* _MATERIAL_
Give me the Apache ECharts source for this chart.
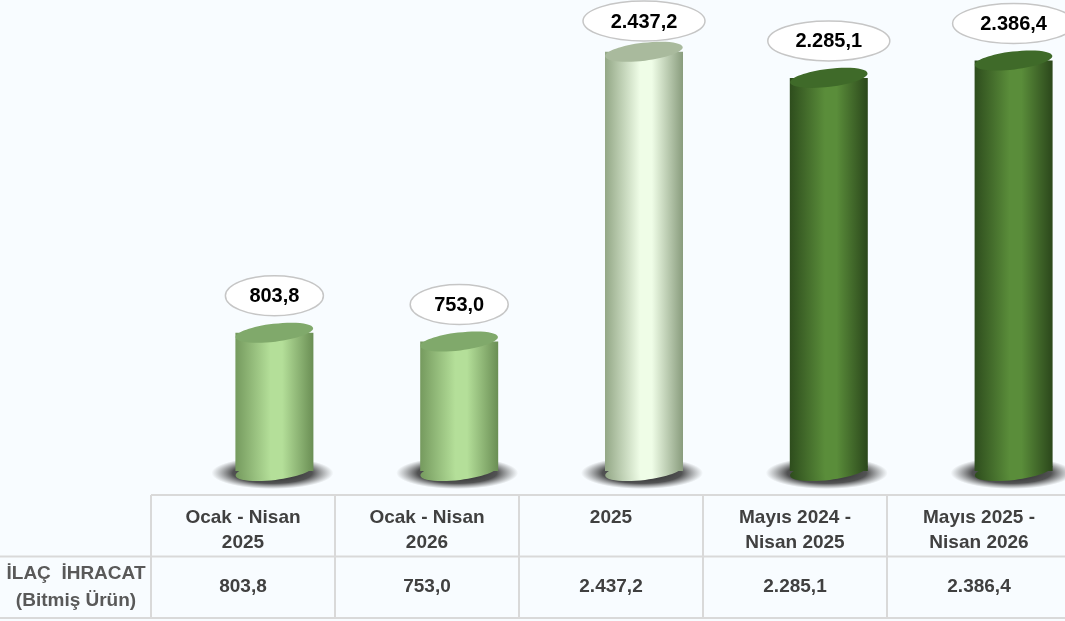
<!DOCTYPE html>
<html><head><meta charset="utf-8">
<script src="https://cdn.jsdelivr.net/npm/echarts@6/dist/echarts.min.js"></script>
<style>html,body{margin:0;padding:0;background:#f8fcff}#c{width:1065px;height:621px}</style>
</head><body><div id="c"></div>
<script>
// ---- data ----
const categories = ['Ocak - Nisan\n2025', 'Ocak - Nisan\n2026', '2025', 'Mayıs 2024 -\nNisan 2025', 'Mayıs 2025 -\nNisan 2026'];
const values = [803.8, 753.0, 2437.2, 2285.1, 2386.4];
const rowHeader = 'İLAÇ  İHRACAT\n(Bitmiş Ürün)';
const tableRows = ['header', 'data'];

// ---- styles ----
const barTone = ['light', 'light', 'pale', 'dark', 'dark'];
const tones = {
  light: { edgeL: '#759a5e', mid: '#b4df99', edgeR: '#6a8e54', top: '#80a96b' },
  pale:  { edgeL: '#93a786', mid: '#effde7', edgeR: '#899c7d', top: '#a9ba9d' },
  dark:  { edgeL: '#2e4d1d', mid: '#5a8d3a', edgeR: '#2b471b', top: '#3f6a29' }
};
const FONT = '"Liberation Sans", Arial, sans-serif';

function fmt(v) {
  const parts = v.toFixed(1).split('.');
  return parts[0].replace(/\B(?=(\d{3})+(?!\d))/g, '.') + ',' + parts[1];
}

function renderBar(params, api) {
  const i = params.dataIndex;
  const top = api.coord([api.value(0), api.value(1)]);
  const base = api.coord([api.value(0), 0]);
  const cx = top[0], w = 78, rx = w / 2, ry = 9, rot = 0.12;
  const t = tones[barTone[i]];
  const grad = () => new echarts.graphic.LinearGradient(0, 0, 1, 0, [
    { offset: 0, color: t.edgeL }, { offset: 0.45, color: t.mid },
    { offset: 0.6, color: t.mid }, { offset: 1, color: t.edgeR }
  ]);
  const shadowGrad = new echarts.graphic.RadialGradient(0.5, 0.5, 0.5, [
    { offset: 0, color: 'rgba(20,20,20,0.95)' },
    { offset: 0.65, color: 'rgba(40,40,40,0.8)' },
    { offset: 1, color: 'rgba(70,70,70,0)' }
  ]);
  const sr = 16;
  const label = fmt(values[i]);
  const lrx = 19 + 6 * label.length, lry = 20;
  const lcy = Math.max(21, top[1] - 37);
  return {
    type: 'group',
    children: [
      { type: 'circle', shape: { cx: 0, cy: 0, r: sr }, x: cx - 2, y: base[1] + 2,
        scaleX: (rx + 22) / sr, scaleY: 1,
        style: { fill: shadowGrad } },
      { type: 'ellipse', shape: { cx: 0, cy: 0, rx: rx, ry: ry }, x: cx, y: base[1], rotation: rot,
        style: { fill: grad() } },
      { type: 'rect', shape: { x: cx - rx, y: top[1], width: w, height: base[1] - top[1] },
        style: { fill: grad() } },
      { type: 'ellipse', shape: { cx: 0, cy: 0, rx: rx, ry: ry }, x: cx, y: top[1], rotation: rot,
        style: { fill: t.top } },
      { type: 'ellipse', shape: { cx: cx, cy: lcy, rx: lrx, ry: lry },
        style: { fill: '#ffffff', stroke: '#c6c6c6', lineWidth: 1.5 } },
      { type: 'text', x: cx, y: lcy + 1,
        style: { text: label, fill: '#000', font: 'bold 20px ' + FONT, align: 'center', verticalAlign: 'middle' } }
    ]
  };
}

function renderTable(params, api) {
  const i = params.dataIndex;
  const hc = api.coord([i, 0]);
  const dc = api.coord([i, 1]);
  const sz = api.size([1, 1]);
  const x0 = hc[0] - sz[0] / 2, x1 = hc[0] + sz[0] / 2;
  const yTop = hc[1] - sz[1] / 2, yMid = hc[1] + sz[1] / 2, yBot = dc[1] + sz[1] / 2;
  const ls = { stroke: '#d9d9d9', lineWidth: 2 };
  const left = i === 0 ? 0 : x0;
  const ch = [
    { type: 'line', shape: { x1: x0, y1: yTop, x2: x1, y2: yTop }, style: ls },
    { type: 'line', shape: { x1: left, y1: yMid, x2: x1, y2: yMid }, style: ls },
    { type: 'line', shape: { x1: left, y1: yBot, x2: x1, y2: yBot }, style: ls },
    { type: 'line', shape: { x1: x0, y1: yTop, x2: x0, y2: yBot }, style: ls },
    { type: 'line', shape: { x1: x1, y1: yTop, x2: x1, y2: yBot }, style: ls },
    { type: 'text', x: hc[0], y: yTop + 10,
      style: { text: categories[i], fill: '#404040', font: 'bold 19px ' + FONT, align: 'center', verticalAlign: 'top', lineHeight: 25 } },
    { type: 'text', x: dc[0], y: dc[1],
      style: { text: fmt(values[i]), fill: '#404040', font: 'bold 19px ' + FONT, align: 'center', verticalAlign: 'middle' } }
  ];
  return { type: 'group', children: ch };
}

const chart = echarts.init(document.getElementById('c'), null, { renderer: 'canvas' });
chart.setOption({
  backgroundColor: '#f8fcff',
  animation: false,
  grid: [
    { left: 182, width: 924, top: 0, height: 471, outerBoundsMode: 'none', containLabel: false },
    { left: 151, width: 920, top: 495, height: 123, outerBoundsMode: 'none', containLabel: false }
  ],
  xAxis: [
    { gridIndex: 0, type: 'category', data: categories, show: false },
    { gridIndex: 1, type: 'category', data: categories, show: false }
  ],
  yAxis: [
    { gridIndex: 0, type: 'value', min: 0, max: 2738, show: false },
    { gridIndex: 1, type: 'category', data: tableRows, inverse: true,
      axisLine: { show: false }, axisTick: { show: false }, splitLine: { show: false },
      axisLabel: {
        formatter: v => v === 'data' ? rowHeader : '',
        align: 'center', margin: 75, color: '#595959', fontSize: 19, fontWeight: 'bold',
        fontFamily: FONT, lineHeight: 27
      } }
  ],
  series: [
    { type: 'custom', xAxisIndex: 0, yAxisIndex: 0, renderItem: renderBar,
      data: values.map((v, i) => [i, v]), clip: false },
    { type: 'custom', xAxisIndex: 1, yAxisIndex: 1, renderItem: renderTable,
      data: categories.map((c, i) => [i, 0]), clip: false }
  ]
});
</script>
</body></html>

* _TASK INSTRUCTIONS_
Go through the material above and print all of it exactly, except the pictures.

* _REPLY TO THE TASK_
Give me the Apache ECharts source for this chart.
<!DOCTYPE html>
<html><head><meta charset="utf-8">
<script src="https://cdn.jsdelivr.net/npm/echarts@6/dist/echarts.min.js"></script>
<style>html,body{margin:0;padding:0;background:#f8fcff}#c{width:1065px;height:621px}</style>
</head><body><div id="c"></div>
<script>
// ---- data ----
const categories = ['Ocak - Nisan\n2025', 'Ocak - Nisan\n2026', '2025', 'Mayıs 2024 -\nNisan 2025', 'Mayıs 2025 -\nNisan 2026'];
const values = [803.8, 753.0, 2437.2, 2285.1, 2386.4];
const rowHeader = 'İLAÇ  İHRACAT\n(Bitmiş Ürün)';
const tableRows = ['header', 'data'];

// ---- styles ----
const barTone = ['light', 'light', 'pale', 'dark', 'dark'];
const tones = {
  light: { edgeL: '#759a5e', mid: '#b4df99', edgeR: '#6a8e54', top: '#80a96b' },
  pale:  { edgeL: '#93a786', mid: '#effde7', edgeR: '#899c7d', top: '#a9ba9d' },
  dark:  { edgeL: '#2e4d1d', mid: '#5a8d3a', edgeR: '#2b471b', top: '#3f6a29' }
};
const FONT = '"Liberation Sans", Arial, sans-serif';

function fmt(v) {
  const parts = v.toFixed(1).split('.');
  return parts[0].replace(/\B(?=(\d{3})+(?!\d))/g, '.') + ',' + parts[1];
}

function renderBar(params, api) {
  const i = params.dataIndex;
  const top = api.coord([api.value(0), api.value(1)]);
  const base = api.coord([api.value(0), 0]);
  const cx = top[0], w = 78, rx = w / 2, ry = 9, rot = 0.12;
  const t = tones[barTone[i]];
  const grad = () => new echarts.graphic.LinearGradient(0, 0, 1, 0, [
    { offset: 0, color: t.edgeL }, { offset: 0.45, color: t.mid },
    { offset: 0.6, color: t.mid }, { offset: 1, color: t.edgeR }
  ]);
  const shadowGrad = new echarts.graphic.RadialGradient(0.5, 0.5, 0.5, [
    { offset: 0, color: 'rgba(20,20,20,0.95)' },
    { offset: 0.65, color: 'rgba(40,40,40,0.8)' },
    { offset: 1, color: 'rgba(70,70,70,0)' }
  ]);
  const sr = 16;
  const label = fmt(values[i]);
  const lrx = 19 + 6 * label.length, lry = 20;
  const lcy = Math.max(21, top[1] - 37);
  return {
    type: 'group',
    children: [
      { type: 'circle', shape: { cx: 0, cy: 0, r: sr }, x: cx - 2, y: base[1] + 2,
        scaleX: (rx + 22) / sr, scaleY: 1,
        style: { fill: shadowGrad } },
      { type: 'ellipse', shape: { cx: 0, cy: 0, rx: rx, ry: ry }, x: cx, y: base[1], rotation: rot,
        style: { fill: grad() } },
      { type: 'rect', shape: { x: cx - rx, y: top[1], width: w, height: base[1] - top[1] },
        style: { fill: grad() } },
      { type: 'ellipse', shape: { cx: 0, cy: 0, rx: rx, ry: ry }, x: cx, y: top[1], rotation: rot,
        style: { fill: t.top } },
      { type: 'ellipse', shape: { cx: cx, cy: lcy, rx: lrx, ry: lry },
        style: { fill: '#ffffff', stroke: '#c6c6c6', lineWidth: 1.5 } },
      { type: 'text', x: cx, y: lcy + 1,
        style: { text: label, fill: '#000', font: 'bold 20px ' + FONT, align: 'center', verticalAlign: 'middle' } }
    ]
  };
}

function renderTable(params, api) {
  const i = params.dataIndex;
  const hc = api.coord([i, 0]);
  const dc = api.coord([i, 1]);
  const sz = api.size([1, 1]);
  const x0 = hc[0] - sz[0] / 2, x1 = hc[0] + sz[0] / 2;
  const yTop = hc[1] - sz[1] / 2, yMid = hc[1] + sz[1] / 2, yBot = dc[1] + sz[1] / 2;
  const ls = { stroke: '#d9d9d9', lineWidth: 2 };
  const left = i === 0 ? 0 : x0;
  const ch = [
    { type: 'line', shape: { x1: x0, y1: yTop, x2: x1, y2: yTop }, style: ls },
    { type: 'line', shape: { x1: left, y1: yMid, x2: x1, y2: yMid }, style: ls },
    { type: 'line', shape: { x1: left, y1: yBot, x2: x1, y2: yBot }, style: ls },
    { type: 'line', shape: { x1: x0, y1: yTop, x2: x0, y2: yBot }, style: ls },
    { type: 'line', shape: { x1: x1, y1: yTop, x2: x1, y2: yBot }, style: ls },
    { type: 'text', x: hc[0], y: yTop + 10,
      style: { text: categories[i], fill: '#404040', font: 'bold 19px ' + FONT, align: 'center', verticalAlign: 'top', lineHeight: 25 } },
    { type: 'text', x: dc[0], y: dc[1],
      style: { text: fmt(values[i]), fill: '#404040', font: 'bold 19px ' + FONT, align: 'center', verticalAlign: 'middle' } }
  ];
  return { type: 'group', children: ch };
}

const chart = echarts.init(document.getElementById('c'), null, { renderer: 'canvas' });
chart.setOption({
  backgroundColor: '#f8fcff',
  animation: false,
  grid: [
    { left: 182, width: 924, top: 0, height: 471, outerBoundsMode: 'none', containLabel: false },
    { left: 151, width: 920, top: 495, height: 123, outerBoundsMode: 'none', containLabel: false }
  ],
  xAxis: [
    { gridIndex: 0, type: 'category', data: categories, show: false },
    { gridIndex: 1, type: 'category', data: categories, show: false }
  ],
  yAxis: [
    { gridIndex: 0, type: 'value', min: 0, max: 2738, show: false },
    { gridIndex: 1, type: 'category', data: tableRows, inverse: true,
      axisLine: { show: false }, axisTick: { show: false }, splitLine: { show: false },
      axisLabel: {
        formatter: v => v === 'data' ? rowHeader : '',
        align: 'center', margin: 75, color: '#595959', fontSize: 19, fontWeight: 'bold',
        fontFamily: FONT, lineHeight: 27
      } }
  ],
  series: [
    { type: 'custom', xAxisIndex: 0, yAxisIndex: 0, renderItem: renderBar,
      data: values.map((v, i) => [i, v]), clip: false },
    { type: 'custom', xAxisIndex: 1, yAxisIndex: 1, renderItem: renderTable,
      data: categories.map((c, i) => [i, 0]), clip: false }
  ]
});
</script>
</body></html>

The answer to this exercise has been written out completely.